Here are a few suggestions from the professionals to help control that pain body until it starts becoming part of your nature. Seeking release work will also help. Any energetic healer is aware of the pain body we carry.
- Let go of the belief you have just been rejected. Rejection actually activates the same pathways in your brain as physical pain, which is one reason why it hurts so much. The feeling of rejection hits your innate need to belong, and is so distressing that it interferes with your ability to think and make sane decisions.
- Avoid going over, and over and over the hurt. When you keep the hurt going, the memories you replay in your mind only become increasingly distressing and cause more anger, without solving anything or providing any new insights. But reflecting on a painful event can help you to reach an understanding or closure, but being obsessed with it simply increases your stress levels.
- Turn your seemingly failure at a relationship into something positive. Blaming factors beyond your control only creates frustration and disappointment. Look at the specific happenings that were in your control and how you handled them in a positive manner. If you were involved with a cheater, you didn’t just accept it, you tossed him out!
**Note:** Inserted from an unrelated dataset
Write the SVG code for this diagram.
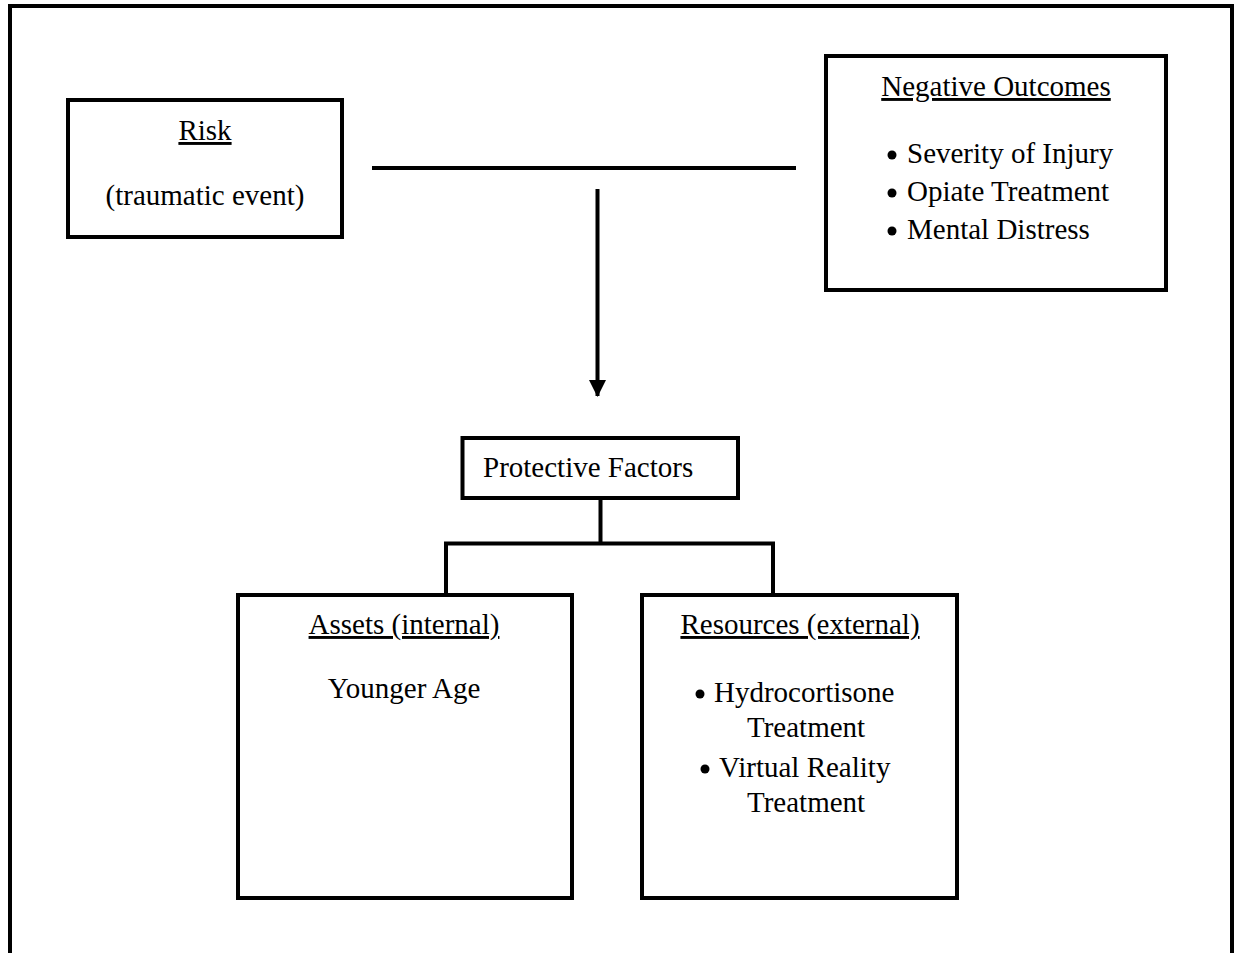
<svg xmlns="http://www.w3.org/2000/svg" width="1235" height="953" viewBox="0 0 1235 953">
<style>
.box{fill:#fff;stroke:#000;stroke-width:4}
.ln{fill:none;stroke:#000;stroke-width:4}
.b{fill:#000}
text{font-family:"Liberation Serif","Times New Roman",serif;font-size:29px;fill:#000}
.c{text-anchor:middle}
.u{text-decoration:underline}
</style>
<defs>
<marker id="ah" markerUnits="userSpaceOnUse" markerWidth="17" markerHeight="17" refX="16" refY="8.5" orient="auto" viewBox="0 0 17 17">
<path d="M0,0 L17,8.5 L0,17 Z" fill="#000"/>
</marker>
</defs>
<rect width="1235" height="953" fill="#fff"/>
<path class="ln" d="M10,953 V6 H1232 V953"/>
<g id="connectors">
<line class="ln" x1="372" y1="168" x2="796" y2="168"/>
<line class="ln" x1="597.5" y1="189" x2="597.5" y2="396" marker-end="url(#ah)"/>
<line class="ln" x1="600.5" y1="498" x2="600.5" y2="545"/>
<path class="ln" d="M446,594 V543.5 H773 V594"/>
</g>
<g id="risk">
<rect class="box" x="68" y="100" width="274" height="137"/>
<text class="c u" x="205" y="140">Risk</text>
<text class="c" x="205" y="205">(traumatic event)</text>
</g>
<g id="negative-outcomes">
<rect class="box" x="826" y="56" width="340" height="234"/>
<text class="c u" x="996" y="96">Negative Outcomes</text>
<circle class="b" cx="892" cy="155" r="4.5"/>
<circle class="b" cx="892" cy="193" r="4.5"/>
<circle class="b" cx="892" cy="231" r="4.5"/>
<text x="907" y="163">Severity of Injury</text>
<text x="907" y="201">Opiate Treatment</text>
<text x="907" y="239">Mental Distress</text>
</g>
<g id="protective-factors">
<rect class="box" x="462.5" y="438" width="275.5" height="60"/>
<text x="483" y="477">Protective Factors</text>
</g>
<g id="assets">
<rect class="box" x="238" y="595" width="334" height="303"/>
<text class="c u" x="404" y="634">Assets (internal)</text>
<text class="c" x="404" y="698">Younger Age</text>
</g>
<g id="resources">
<rect class="box" x="642" y="595" width="315" height="303"/>
<text class="c u" x="800" y="634">Resources (external)</text>
<circle class="b" cx="700" cy="694" r="4.5"/>
<text x="714" y="702">Hydrocortisone</text>
<text x="747" y="737">Treatment</text>
<circle class="b" cx="705" cy="769" r="4.5"/>
<text x="719" y="777">Virtual Reality</text>
<text x="747" y="812">Treatment</text>
</g>
</svg>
Give yourself some kudos!
- Use guilt to your advantage. Guilt can be beneficial in that it can stop you from doing something that may hurt another person. But guilt that lingers or is excessive can impair your ability to focus and enjoy life. If you still feel guilty after apologizing for a wrongdoing, be sure you also have expressed empathy toward them and conveyed that you understand how your actions hurt them. This will likely lead to authentic forgiveness and relief of your guilty feelings.
- Work on your self-esteem. Everything in a relationship is a mirror of how we see ourselves. Start looking into affirmation tracks that you resonate to. If you are having financial issues, and you start using an affirmation track of how to be a millionaire, it might be out of your belief system and not work. Make choices of affirmation tracks, books or workshops that seem in reach. Focus only on what you can control in your relationship, which is YOU!
Susan Z’s Verdict
There is no easy solution or answer, just making the commitment that you do not want to carry the pain body baggage with you anymore into any relationship. If you choose to do nothing, then your partner will always know just what button to push to awaken that emotional pain and then the hurt and/or fight is on.